The Marriott Hack – This is What will Happen Next.

Personal information from about 500,000,000 people who made reservations at a Starwood hotel was stolen by hackers. 

These hotels include Sheraton, Aloft, W Hotels, and Westin Hotels.  Marriott acquired the Starwood Group back in 2016, but the compromise started way back in 2014 before the acquisition took place.

Hackers had full access for four years

This means that the hackers had plenty of time to learn, gather data, and exploit that data.  The hackers had access to everything in the system and used the Starwood system as their playground for four years.

A data loss protection (DLP) system was in place to make sure that sensitive data does not leave the network.  But, there is an easy way to get around DLP systems.  DLP systems have to be able to read communications to identify that it is sensitive and act to stop it.  Hackers have to encrypt the data so that the DLP system is unable to read it.  Then they export away –  taking the encrypted data at will.

Of course, exporting vast volumes of encrypted data will itself raise a red flag.  But the hackers had plenty of time.  Over 4 years the data could easily have been encrypted and dripped out in smaller batches.

So, what will happen next?

The investigation will continue.  Likely, the full extent of the breach will not be known for some weeks.  The breach will continue to make headlines for weeks as more is learned and disclosed to the press.

People will be fired.

Marriott will need to make an example of walking one or more of their technology folks out the door.  The breach should have been detected before the Marriott acquisition.  Someone did not do their homework, and that person or people will be ousted to appease the shareholders.

Marriott Hack Firing

Marriott will pay a fine

Just like in the case of Yahoo, Marriott will be liable for some fines.  With GDPR the penalty could be as much as 4% of profits.  With the threat of a fine looming, the stock price will be depressed for a bit.  But this one-time event will not affect the stock price in the long term.

There will be a class-action lawsuit

Many law firms will be lining up to profit from Marriott’s woes.  The suits will drag on for years, and in the end, the lawyers will make a boatload of money, and the people affected will get a coupon for a discounted hotel stay.

Marriott will not pay to replace passports

Leadership at Marriott stated that they would do all that they can to support their customers.  But this will not include replacing passports of their customers. 

Under pressure from Lawmakers, Marriott quickly agreed to pay for passport replacements for the data breach victims.  But this will never happen.  The cost of replacing a passport is currently $110.  The number of passport numbers that were compromised are numbered in the hundreds of millions.

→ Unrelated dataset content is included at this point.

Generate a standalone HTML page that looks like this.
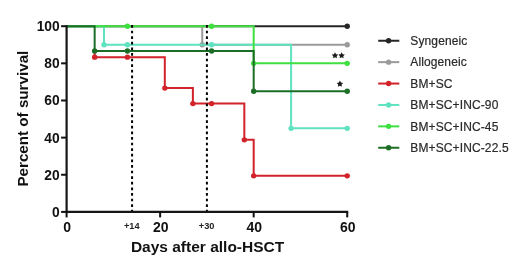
<!DOCTYPE html>
<html><head><meta charset="utf-8"><style>
html,body{margin:0;padding:0;background:#fff;}
body{width:520px;height:269px;overflow:hidden;font-family:"Liberation Sans",sans-serif;}
svg{display:block;filter:blur(0.35px);}
</style></head><body>
<svg width="520" height="269" viewBox="0 0 520 269">
<rect width="520" height="269" fill="#fff"/>
<path d="M66.60,26.20 L347.22,26.20" fill="none" stroke="#262626" stroke-width="2.0" stroke-linejoin="miter"/>
<circle cx="347.22" cy="26.20" r="2.7" fill="#262626"/>
<path d="M66.60,26.20 L202.23,26.20 L202.23,44.77 L347.22,44.77" fill="none" stroke="#9a9a9a" stroke-width="2.0" stroke-linejoin="miter"/>
<circle cx="202.23" cy="44.77" r="2.7" fill="#9a9a9a"/>
<circle cx="347.22" cy="44.77" r="2.7" fill="#9a9a9a"/>
<path d="M94.66,52.20 L94.66,57.16 L164.82,57.16 L164.82,88.09 L192.88,88.09 L192.88,103.58 L244.33,103.58 L244.33,139.85 L253.68,139.85 L253.68,175.87 L347.22,175.87" fill="none" stroke="#d2232a" stroke-width="2.0" stroke-linejoin="miter"/>
<circle cx="94.66" cy="57.16" r="2.7" fill="#d2232a"/>
<circle cx="127.40" cy="57.16" r="2.7" fill="#d2232a"/>
<circle cx="164.82" cy="88.09" r="2.7" fill="#d2232a"/>
<circle cx="192.88" cy="103.58" r="2.7" fill="#d2232a"/>
<circle cx="211.59" cy="103.58" r="2.7" fill="#d2232a"/>
<circle cx="244.33" cy="139.85" r="2.7" fill="#d2232a"/>
<circle cx="253.68" cy="175.87" r="2.7" fill="#d2232a"/>
<circle cx="347.22" cy="175.87" r="2.7" fill="#d2232a"/>
<path d="M66.60,26.20 L104.02,26.20 L104.02,44.77 L291.10,44.77 L291.10,128.34 L347.22,128.34" fill="none" stroke="#5ee2c0" stroke-width="2.0" stroke-linejoin="miter"/>
<circle cx="104.02" cy="44.77" r="2.7" fill="#5ee2c0"/>
<circle cx="127.40" cy="44.77" r="2.7" fill="#5ee2c0"/>
<circle cx="211.59" cy="44.77" r="2.7" fill="#5ee2c0"/>
<circle cx="291.10" cy="128.34" r="2.7" fill="#5ee2c0"/>
<circle cx="347.22" cy="128.34" r="2.7" fill="#5ee2c0"/>
<path d="M66.60,26.20 L253.68,26.20 L253.68,63.34 L347.22,63.34" fill="none" stroke="#3ee040" stroke-width="2.0" stroke-linejoin="miter"/>
<circle cx="127.40" cy="26.20" r="2.7" fill="#3ee040"/>
<circle cx="211.59" cy="26.20" r="2.7" fill="#3ee040"/>
<circle cx="253.68" cy="63.34" r="2.7" fill="#3ee040"/>
<circle cx="347.22" cy="63.34" r="2.7" fill="#3ee040"/>
<path d="M66.60,26.20 L94.66,26.20 L94.66,50.95 L253.68,50.95 L253.68,91.20 L347.22,91.20" fill="none" stroke="#1c6e26" stroke-width="2.0" stroke-linejoin="miter"/>
<circle cx="94.66" cy="50.95" r="2.7" fill="#1c6e26"/>
<circle cx="127.40" cy="50.95" r="2.7" fill="#1c6e26"/>
<circle cx="211.59" cy="50.95" r="2.7" fill="#1c6e26"/>
<circle cx="253.68" cy="91.20" r="2.7" fill="#1c6e26"/>
<circle cx="347.22" cy="91.20" r="2.7" fill="#1c6e26"/>
<line x1="132.08" y1="25.05" x2="132.08" y2="211.90" stroke="#000" stroke-width="2" stroke-dasharray="2.7 2.9"/>
<line x1="206.91" y1="25.05" x2="206.91" y2="211.90" stroke="#000" stroke-width="2" stroke-dasharray="2.7 2.9"/>
<path d="M66.60,25.20 V211.90 H348.22" fill="none" stroke="#161616" stroke-width="2.2"/>
<line x1="61.10" y1="211.90" x2="66.60" y2="211.90" stroke="#111" stroke-width="2"/>
<line x1="61.10" y1="174.76" x2="66.60" y2="174.76" stroke="#111" stroke-width="2"/>
<line x1="61.10" y1="137.62" x2="66.60" y2="137.62" stroke="#111" stroke-width="2"/>
<line x1="61.10" y1="100.48" x2="66.60" y2="100.48" stroke="#111" stroke-width="2"/>
<line x1="61.10" y1="63.34" x2="66.60" y2="63.34" stroke="#111" stroke-width="2"/>
<line x1="61.10" y1="26.20" x2="66.60" y2="26.20" stroke="#111" stroke-width="2"/>
<line x1="66.60" y1="211.90" x2="66.60" y2="217.40" stroke="#111" stroke-width="2"/>
<line x1="160.14" y1="211.90" x2="160.14" y2="217.40" stroke="#111" stroke-width="2"/>
<line x1="253.68" y1="211.90" x2="253.68" y2="217.40" stroke="#111" stroke-width="2"/>
<line x1="347.22" y1="211.90" x2="347.22" y2="217.40" stroke="#111" stroke-width="2"/>
<text x="59.70" y="216.90" text-anchor="end" font-size="13.8" font-weight="bold" fill="#111" font-family="Liberation Sans, sans-serif">0</text>
<text x="59.70" y="179.76" text-anchor="end" font-size="13.8" font-weight="bold" fill="#111" font-family="Liberation Sans, sans-serif">20</text>
<text x="59.70" y="142.62" text-anchor="end" font-size="13.8" font-weight="bold" fill="#111" font-family="Liberation Sans, sans-serif">40</text>
<text x="59.70" y="105.48" text-anchor="end" font-size="13.8" font-weight="bold" fill="#111" font-family="Liberation Sans, sans-serif">60</text>
<text x="59.70" y="68.34" text-anchor="end" font-size="13.8" font-weight="bold" fill="#111" font-family="Liberation Sans, sans-serif">80</text>
<text x="59.70" y="31.20" text-anchor="end" font-size="13.8" font-weight="bold" fill="#111" font-family="Liberation Sans, sans-serif">100</text>
<text x="67.20" y="232.10" text-anchor="middle" font-size="14" font-weight="bold" fill="#111" font-family="Liberation Sans, sans-serif">0</text>
<text x="160.74" y="232.10" text-anchor="middle" font-size="14" font-weight="bold" fill="#111" font-family="Liberation Sans, sans-serif">20</text>
<text x="254.28" y="232.10" text-anchor="middle" font-size="14" font-weight="bold" fill="#111" font-family="Liberation Sans, sans-serif">40</text>
<text x="347.82" y="232.10" text-anchor="middle" font-size="14" font-weight="bold" fill="#111" font-family="Liberation Sans, sans-serif">60</text>
<text x="131.78" y="228.70" text-anchor="middle" font-size="9.2" font-weight="bold" fill="#222" font-family="Liberation Sans, sans-serif">+14</text>
<text x="206.61" y="228.70" text-anchor="middle" font-size="9.2" font-weight="bold" fill="#222" font-family="Liberation Sans, sans-serif">+30</text>
<text x="130.9" y="251.6" font-size="15.5" font-weight="bold" fill="#111" font-family="Liberation Sans, sans-serif">Days after allo-HSCT</text>
<text transform="translate(28.2,186.6) rotate(-90)" x="0" y="0" font-size="15.2" font-weight="bold" fill="#111" font-family="Liberation Sans, sans-serif">Percent of survival</text>
<polygon points="335.00,52.20 336.03,54.18 338.23,54.55 336.66,56.14 337.00,58.35 335.00,57.35 333.00,58.35 333.34,56.14 331.77,54.55 333.97,54.18" fill="#1c1c1c"/>
<polygon points="341.60,52.20 342.63,54.18 344.83,54.55 343.26,56.14 343.60,58.35 341.60,57.35 339.60,58.35 339.94,56.14 338.37,54.55 340.57,54.18" fill="#1c1c1c"/>
<polygon points="339.90,80.60 340.93,82.58 343.13,82.95 341.56,84.54 341.90,86.75 339.90,85.75 337.90,86.75 338.24,84.54 336.67,82.95 338.87,82.58" fill="#1c1c1c"/>
<line x1="378.2" y1="40.75" x2="399.3" y2="40.75" stroke="#262626" stroke-width="2"/>
<circle cx="388.6" cy="40.75" r="2.7" fill="#262626"/>
<text x="410.3" y="44.95" font-size="12" letter-spacing="0.12" fill="#2a2a2a" stroke="#2a2a2a" stroke-width="0.2" font-family="Liberation Sans, sans-serif">Syngeneic</text>
<line x1="378.2" y1="62.15" x2="399.3" y2="62.15" stroke="#9a9a9a" stroke-width="2"/>
<circle cx="388.6" cy="62.15" r="2.7" fill="#9a9a9a"/>
<text x="410.3" y="66.35" font-size="12" letter-spacing="0.12" fill="#2a2a2a" stroke="#2a2a2a" stroke-width="0.2" font-family="Liberation Sans, sans-serif">Allogeneic</text>
<line x1="378.2" y1="83.55" x2="399.3" y2="83.55" stroke="#d2232a" stroke-width="2"/>
<circle cx="388.6" cy="83.55" r="2.7" fill="#d2232a"/>
<text x="410.3" y="87.75" font-size="12" letter-spacing="0.12" fill="#2a2a2a" stroke="#2a2a2a" stroke-width="0.2" font-family="Liberation Sans, sans-serif">BM+SC</text>
<line x1="378.2" y1="104.95" x2="399.3" y2="104.95" stroke="#5ee2c0" stroke-width="2"/>
<circle cx="388.6" cy="104.95" r="2.7" fill="#5ee2c0"/>
<text x="410.3" y="109.15" font-size="12" letter-spacing="0.12" fill="#2a2a2a" stroke="#2a2a2a" stroke-width="0.2" font-family="Liberation Sans, sans-serif">BM+SC+INC-90</text>
<line x1="378.2" y1="126.35" x2="399.3" y2="126.35" stroke="#3ee040" stroke-width="2"/>
<circle cx="388.6" cy="126.35" r="2.7" fill="#3ee040"/>
<text x="410.3" y="130.55" font-size="12" letter-spacing="0.12" fill="#2a2a2a" stroke="#2a2a2a" stroke-width="0.2" font-family="Liberation Sans, sans-serif">BM+SC+INC-45</text>
<line x1="378.2" y1="147.75" x2="399.3" y2="147.75" stroke="#1c6e26" stroke-width="2"/>
<circle cx="388.6" cy="147.75" r="2.7" fill="#1c6e26"/>
<text x="410.3" y="151.95" font-size="12" letter-spacing="0.12" fill="#2a2a2a" stroke="#2a2a2a" stroke-width="0.2" font-family="Liberation Sans, sans-serif">BM+SC+INC-22.5</text>
</svg>
</body></html>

This makes it impossible for Marriott to replace all of the passports that were compromised.  Footing the bill would put the hotel chain into bankruptcy.

The damage will not be known

The actual harm from the data breach is already done.  People’s identities have likely already been stolen.  Credit cards have been fraudulently used for purchases.  The perpetrators have probably already made millions by quietly selling the data over the past four years.

At this point, it will likely be impossible to attribute a quantitative cost of the breach.

People will still use Marriott

With the breaches of Yahoo, Equinix, Home Depot, and hundreds of other companies, people have begun to become numb to the effects of large scale data compromises. 

Credit card companies already protect the consumer, so credit card fraud has become just a minor inconvenience for people.

Identity theft is a bit more of a mess to clean up, but even this is no longer a life-impacting event in most cases.

Marriott and the Starwood family of hotels will continue to be profitable.  Soon this data breach will be a story from the past.  This breach will have almost no effect on the stock price over time.

Marriott will be forced to step up their cybersecurity efforts.  Sometimes companies have to learn the hard way.